[GOAL] Only the lines from the start of the data below through the line that contains "-13.9, -11.5, -8.1, -7.2, -5.5, -1.5]" are to be copied, exactly and without pictures.

[INFORMATION SUPPLIED]

= = =

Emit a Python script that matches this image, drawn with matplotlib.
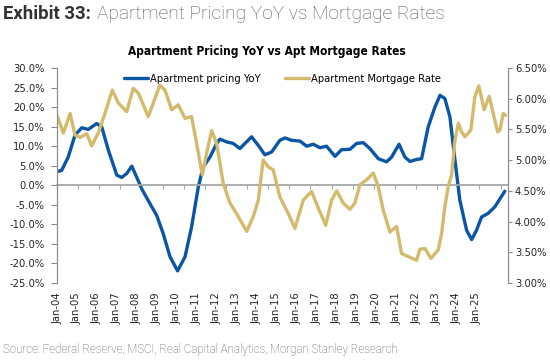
############################################################
# apartment pricing YoY vs apartment mortgage rates
############################################################
import numpy as np
import matplotlib
matplotlib.use('Agg')
import matplotlib.pyplot as plt
import matplotlib.transforms as mtransforms
from matplotlib import font_manager
from matplotlib.ticker import FuncFormatter

# apartment pricing YoY (%) (decimal years)
price_year = [2004.0, 2004.22, 2004.53, 2004.85, 2005.17, 2005.48, 2005.88, 2006.12,
              2006.43, 2006.83, 2007.06, 2007.30, 2007.54, 2007.77, 2008.01, 2008.40,
              2008.72, 2009.03, 2009.35, 2009.71, 2010.06, 2010.37, 2010.69, 2010.92,
              2011.24, 2011.56, 2011.71, 2012.03, 2012.34, 2012.66, 2013.21, 2013.53,
              2013.84, 2014.16, 2014.55, 2014.79, 2015.11, 2015.50, 2015.82, 2016.13,
              2016.45, 2016.76, 2017.16, 2017.47, 2017.87, 2018.18, 2018.50, 2018.81,
              2019.21, 2019.60, 2019.84, 2020.19, 2020.47, 2020.71, 2021.02, 2021.26,
              2021.57, 2021.89, 2022.13, 2022.36, 2022.60, 2022.84, 2023.07, 2023.39,
              2023.63, 2023.86, 2024.10, 2024.41, 2024.73, 2025.20]
price_yoy = [3.5, 3.8, 7.2, 12.8, 14.7, 14.3, 15.8, 14.9,
             9.0, 2.6, 2.0, 3.0, 4.9, 2.1, -0.9, -4.7,
             -7.7, -12.4, -18.3, -21.9, -18.3, -10.7, -0.4, 4.7,
             7.2, 10.7, 11.8, 11.1, 10.7, 9.4, 12.4, 10.2,
             7.8, 8.5, 11.5, 12.1, 11.5, 11.3, 10.0, 10.5,
             9.6, 10.0, 7.4, 9.1, 9.2, 10.7, 10.9, 9.4,
             6.8, 6.0, 7.2, 10.5, 7.2, 6.1, 6.6, 6.8,
             14.9, 20.0, 23.0, 22.2, 17.5, 6.4, -3.8, -11.5,
             -13.9, -11.5, -8.1, -7.2, -5.5, -1.5]

# apartment mortgage rate (%)
rate_year = [2004.0, 2004.30, 2004.62, 2004.85, 2005.09, 2005.41, 2005.64, 2005.95,
             2006.27, 2006.62, 2006.90, 2007.30, 2007.61, 2007.85, 2008.32, 2008.87,
             2009.11, 2009.43, 2009.74, 2010.06, 2010.37, 2010.61, 2010.88, 2011.08,
             2011.32, 2011.56, 2011.87, 2012.19, 2012.50, 2012.98, 2013.29, 2013.53,
             2013.76, 2014.00, 2014.24, 2014.55, 2014.95, 2015.26, 2015.66, 2016.05,
             2016.37, 2016.72, 2017.00, 2017.24, 2017.55, 2017.87, 2018.10, 2018.34,
             2018.66, 2018.97, 2019.21, 2019.44, 2019.76, 2020.08, 2020.31, 2020.63,
             2021.02, 2021.18, 2021.42, 2021.70, 2022.05, 2022.21, 2022.36, 2022.52,
             2022.68, 2022.84, 2023.00, 2023.15, 2023.31, 2023.59, 2023.78, 2023.97,
             2024.22, 2024.46, 2024.65, 2024.86, 2024.97, 2025.12, 2025.23]
rate_pct = [5.73, 5.44, 5.76, 5.41, 5.37, 5.43, 5.23, 5.44,
            5.76, 6.14, 5.93, 5.79, 6.17, 6.09, 5.71, 6.22,
            6.14, 5.82, 5.90, 5.68, 5.71, 5.27, 4.76, 5.11,
            5.48, 5.27, 4.62, 4.30, 4.13, 3.84, 4.08, 4.35,
            5.00, 4.89, 4.84, 4.40, 4.13, 3.89, 4.35, 4.49,
            4.22, 3.94, 4.35, 4.50, 4.30, 4.20, 4.30, 4.60,
            4.68, 4.79, 4.57, 4.19, 3.83, 3.92, 3.48, 3.43,
            3.37, 3.55, 3.56, 3.40, 3.54, 3.81, 4.24, 4.57,
            4.76, 5.33, 5.60, 5.46, 5.38, 5.49, 6.03, 6.21,
            5.82, 6.04, 5.76, 5.46, 5.49, 5.76, 5.73]

year_ticks = list(range(2004, 2026))
year_labels = ['Jan-%02d' % (y % 100) for y in year_ticks]

blue = '#0B55A5'
gold = '#D3BA6C'
grey = '#A6A6A6'
txt = '#262626'


# look for a narrow sans font (the source uses Arial Narrow)
def narrow_font(bold):
    for f in font_manager.fontManager.ttflist:
        fn = f.fname.lower()
        if ('narrow' in fn or 'condensed' in fn) and 'oblique' not in fn and 'italic' not in fn:
            isbold = 'bold' in fn
            if isbold == bold:
                return font_manager.FontProperties(fname=f.fname)
    return None


fp_reg = narrow_font(False)
fp_bold = narrow_font(True)
if fp_reg is None:
    fp_reg = font_manager.FontProperties(family='Liberation Sans')
if fp_bold is None:
    fp_bold = font_manager.FontProperties(family='Liberation Sans', weight='bold')

fig = plt.figure(figsize=[5.5, 3.6], dpi=100)
ax = fig.add_axes([57/550, 1-283/360, 451/550, 215/360])
ax2 = ax.twinx()

l1, = ax.plot(price_year, price_yoy, color=blue, lw=2.4, solid_joinstyle='round',
              solid_capstyle='round', label='Apartment pricing YoY')
l2, = ax2.plot(rate_year, rate_pct, color=gold, lw=2.4, solid_joinstyle='round',
               solid_capstyle='round', label='Apartment Mortgage Rate')

ax.set_xlim(2004, 2025.35)
ax.set_ylim(-25, 30)
ax.set_yticks(np.arange(-25, 31, 5))
ax.yaxis.set_major_formatter(FuncFormatter(lambda v, p: '%.1f%%' % v))
ax2.set_ylim(3.0, 6.5)
ax2.set_yticks(np.arange(3.0, 6.51, 0.5))
ax2.yaxis.set_major_formatter(FuncFormatter(lambda v, p: '%.2f%%' % v))

# category axis sits on the zero line, ticks every January
ax.spines['bottom'].set_position(('data', 0))
ax.spines['bottom'].set_color(grey)
ax.spines['bottom'].set_linewidth(1.3)
ax.set_xticks(year_ticks)
ax.tick_params(axis='x', length=3, color=grey, labelbottom=False)
for a in (ax, ax2):
    a.spines['top'].set_visible(False)
    a.spines['left'].set_color('#8c8c8c')
    a.spines['right'].set_color('#8c8c8c')
    a.spines['bottom'].set_visible(a is ax)
ax.tick_params(axis='y', length=4, color='#8c8c8c', labelcolor=txt, pad=5)
ax2.tick_params(axis='y', length=3, color='#8c8c8c', labelcolor=txt, pad=2)
for lab in ax.get_yticklabels() + ax2.get_yticklabels():
    lab.set_fontproperties(fp_reg)
    lab.set_fontsize(8)

# date labels along the bottom (spaced a little tighter than the ticks, as in the source)
trans = mtransforms.blended_transform_factory(ax.transData, ax.transAxes)
for k, lab in enumerate(year_labels):
    ax.text(2004 + k * 20 / 21.13, -0.045, lab, transform=trans, rotation=90,
            ha='center', va='top', fontproperties=fp_reg, fontsize=8, color=txt)

leg_fp = fp_reg.copy()
leg_fp.set_size(8)
ax2.legend([l1, l2], [l1.get_label(), l2.get_label()], loc='center', ncol=2,
           bbox_to_anchor=(0.5, 0.95), frameon=False, prop=leg_fp,
           handlelength=2.2, columnspacing=2.2, handletextpad=0.15)

fig.text(267/550, 1-51/360, 'Apartment Pricing YoY vs Apt Mortgage Rates', ha='center',
         va='center', fontproperties=fp_bold, fontsize=8.6, color='black')
fig.text(3/550, 1-14/360, 'Exhibit 33:', family='Roboto', fontweight='bold',
         fontsize=13.3, color='#333333', va='center')
fig.text(97/550, 1-14/360, 'Apartment Pricing YoY vs Mortgage Rates', family='Roboto',
         fontweight='light', fontsize=13.8, color='#555555', va='center')
fig.text(3/550, 1-349/360, 'Source: Federal Reserve, MSCI, Real Capital Analytics, Morgan Stanley Research',
         family='Roboto', fontweight='light', fontsize=8.3, color='#555555', va='center')

fig.savefig('out.png', dpi=100)
plt.close(fig)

= = =

[RESULT]
Emit a Python script that matches this image, drawn with matplotlib.
############################################################
# apartment pricing YoY vs apartment mortgage rates
############################################################
import numpy as np
import matplotlib
matplotlib.use('Agg')
import matplotlib.pyplot as plt
import matplotlib.transforms as mtransforms
from matplotlib import font_manager
from matplotlib.ticker import FuncFormatter

# apartment pricing YoY (%) (decimal years)
price_year = [2004.0, 2004.22, 2004.53, 2004.85, 2005.17, 2005.48, 2005.88, 2006.12,
              2006.43, 2006.83, 2007.06, 2007.30, 2007.54, 2007.77, 2008.01, 2008.40,
              2008.72, 2009.03, 2009.35, 2009.71, 2010.06, 2010.37, 2010.69, 2010.92,
              2011.24, 2011.56, 2011.71, 2012.03, 2012.34, 2012.66, 2013.21, 2013.53,
              2013.84, 2014.16, 2014.55, 2014.79, 2015.11, 2015.50, 2015.82, 2016.13,
              2016.45, 2016.76, 2017.16, 2017.47, 2017.87, 2018.18, 2018.50, 2018.81,
              2019.21, 2019.60, 2019.84, 2020.19, 2020.47, 2020.71, 2021.02, 2021.26,
              2021.57, 2021.89, 2022.13, 2022.36, 2022.60, 2022.84, 2023.07, 2023.39,
              2023.63, 2023.86, 2024.10, 2024.41, 2024.73, 2025.20]
price_yoy = [3.5, 3.8, 7.2, 12.8, 14.7, 14.3, 15.8, 14.9,
             9.0, 2.6, 2.0, 3.0, 4.9, 2.1, -0.9, -4.7,
             -7.7, -12.4, -18.3, -21.9, -18.3, -10.7, -0.4, 4.7,
             7.2, 10.7, 11.8, 11.1, 10.7, 9.4, 12.4, 10.2,
             7.8, 8.5, 11.5, 12.1, 11.5, 11.3, 10.0, 10.5,
             9.6, 10.0, 7.4, 9.1, 9.2, 10.7, 10.9, 9.4,
             6.8, 6.0, 7.2, 10.5, 7.2, 6.1, 6.6, 6.8,
             14.9, 20.0, 23.0, 22.2, 17.5, 6.4, -3.8, -11.5,
             -13.9, -11.5, -8.1, -7.2, -5.5, -1.5]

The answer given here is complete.